Key Facts
- Duration
- c. 677–550 BCE
- Peak area
- ~2 million km²
- Assyria defeated
- 612 BCE, with Babylonian alliance
- Western extent
- Eastern banks of Kızılırmak River, Anatolia
- Successor state
- Achaemenid Empire (550 BCE)
Imperial Zenith Metrics
Territorial Scale Comparison
Peak area vs modern sovereign states
Historical Trajectory
Phase I: Rise
Repeated Neo-Assyrian incursions into the Zagros Mountains drove the fragmented Median tribes toward unification. By 612 BCE, the Medes had allied with Babylonia to overthrow the Neo-Assyrian Empire. Under Cyaxares (r. 625–585 BCE), the kingdom expanded rapidly east and west, subjugating neighboring peoples including the Persians and Armenians, establishing what classical sources describe as the first Iranian empire.
Phase II: Zenith
At its height under Cyaxares, the Median realm stretched from the eastern banks of the Kızılırmak River in Anatolia to Central Asia, covering more than two million square kilometers.
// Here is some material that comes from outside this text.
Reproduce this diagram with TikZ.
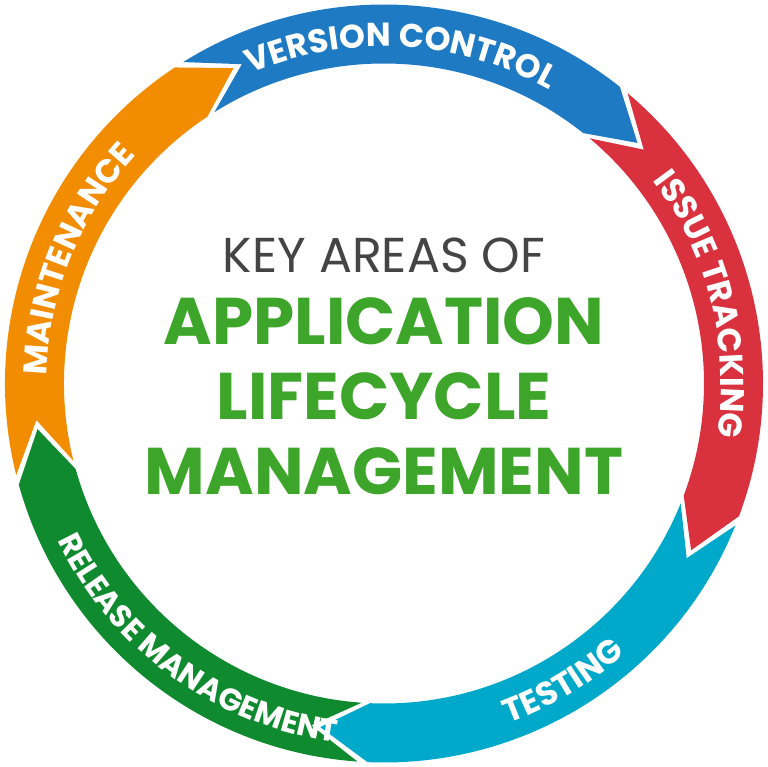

The kingdom ranked among the great powers of the ancient Near East alongside the Neo-Babylonian Empire, Lydia, and Egypt, exercising authority over a wide arc of the Iranian plateau and surrounding regions.
Phase III: Decline
Astyages (r. 585–550 BCE) attempted to centralize the Median state, alienating tribal nobility whose support had underpinned Median power. Internal tensions weakened cohesion, and in 550 BCE Cyrus the Great conquered Ecbatana, absorbing the Median realm into the nascent Achaemenid Empire. Many modern historians also question whether a unified Median empire ever truly existed, viewing the Medes instead as a loose confederacy.